Harvard’s Open Collections Program (OCP) works in careful collaboration with the University’s distinguished faculty, librarians, and curators to develop highly specialized "open collections," which are available to Internet users everywhere. In developing these collections, OCP produces digital objects and catalog records that are open, useful, and persistent. More detailed information may be found by following the links in the right panel to the selected best practices and technical standards OCP routinely uses.


OCP’s online collections increase the availability and use of historical resources for teaching and research. OCP works to meet research and learning needs for college students, faculty, independent researchers, and members of the public interested in historical perspectives on topics of contemporary relevance.

Through carefully developed web interfaces, users find thematically organized, easily searchable selections from Harvard’s libraries, archives, and museums. These collections do not, however, aggregate everything available at Harvard on a broad topic. In selecting materials, OCP applies common principles that guide each collection.

Broad topic ideas originate in the OCP Executive Committee, and are finalized by the OCP Content Committee, project faculty advisory committees, and project working groups of librarians, curators, and archivists with collections expertise. Criteria for assessing the value and feasibility of nominated topics are clear:

  • The subject should utilize and represent a number of Harvard collections.
  • The subject should have a broad appeal for teaching not just at Harvard, but at schools and colleges across the country and around the world.
  • The subject should utilize a wide range of materials—books, pamphlets, manuscripts, images—that represent global perspectives.
  • The subject should not be too general.
  • The subject should complement, not duplicate, the work of other digitization initiatives.


With subjects in place, OCP collection development specialists evaluate candidate items according to topic relevance and ownership (rights to digitize and distribute material). OCP identifies materials in the aggregate in order to maximize the number of Harvard holdings that can be digitized within project timelines and budgets.

In consultation with special collections conservators in the Weissman Preservation Center, OCP digital processing librarians also review candidate items for completeness and condition.

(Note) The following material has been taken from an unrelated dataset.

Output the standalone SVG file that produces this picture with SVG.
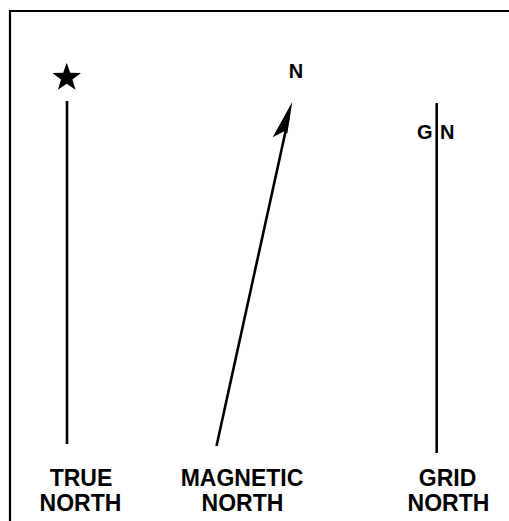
<svg xmlns="http://www.w3.org/2000/svg" width="509" height="521" viewBox="0 0 509 521">
  <style>
    .ln { stroke: #000; stroke-width: 2.6; fill: none; }
    .lbl { font-family: "Liberation Sans", Arial, sans-serif; font-weight: bold; font-size: 23px; fill: #000; text-anchor: middle; }
    .sm { font-family: "Liberation Sans", Arial, sans-serif; font-weight: bold; font-size: 20px; fill: #000; }
  </style>
  <rect x="0" y="0" width="509" height="521" fill="#fff"/>
  <g id="frame">
    <path d="M10,521 V11 H509" stroke="#000" stroke-width="2.2" fill="none"/>
  </g>
  <g id="true-north">
    <polygon points="66.7,62.7 70.2,72.85 81,73.06 72.4,79.55 75.5,89.84 66.7,83.7 57.9,89.84 61,79.55 52.4,73.06 63.2,72.85" fill="#000"/>
    <line class="ln" x1="67" y1="101" x2="67" y2="444"/>
    <text class="lbl" x="81" y="485.5">TRUE</text>
    <text class="lbl" x="80.5" y="510.5">NORTH</text>
  </g>
  <g id="magnetic-north">
    <line class="ln" x1="216.5" y1="446" x2="288.5" y2="118"/>
    <polygon points="292.3,101.7 287.3,133.4 283.8,131.5 272.7,137.3" fill="#000"/>
    <text class="sm" x="296" y="77.5" font-size="21" text-anchor="middle">N</text>
    <text class="lbl" x="242" y="485.5">MAGNETIC</text>
    <text class="lbl" x="242.5" y="510.5">NORTH</text>
  </g>
  <g id="grid-north">
    <line class="ln" x1="436.7" y1="103" x2="436.7" y2="453"/>
    <text class="sm" x="432.5" y="138.5" text-anchor="end">G</text>
    <text class="sm" x="440" y="138.5">N</text>
    <text class="lbl" x="447.5" y="485.5">GRID</text>
    <text class="lbl" x="448.5" y="510.5">NORTH</text>
  </g>
  <g id="connectors"></g>
</svg>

Digitization and Discovery

Project cataloging and descriptive metadata practices are designed to promote discovery of digitized items in the environments that students, teachers, and researchers use. OCP applies community standards for bibliographic description, assigns persistent links to digital objects, and stores metadata in centrally supported library systems using open protocols (MODS, OAI–PMH) to facilitate discovery in major Internet search engines, as well as in library catalogs and project databases for OCP web sites.

When supported by optical character recognition (OCR) software, machine–printed texts in a variety of languages are digitized to facilitate full–text as well as catalog searching. OCR–generated texts are not corrected to be 100% accurate transcriptions of all characters in the original materials.

Digital imaging and structural metadata practices have evolved with technologies and institutional expertise—primarily in HCL Imaging Services—to produce complete, legible, navigable, citable, and portable electronic reproductions delivered by the centrally managed delivery systems of the Harvard University Library’s Office for Information Systems. Digitization processes and practices for materials preparation and quality control balance mandates for safe handling, high rates of throughput, and affordability.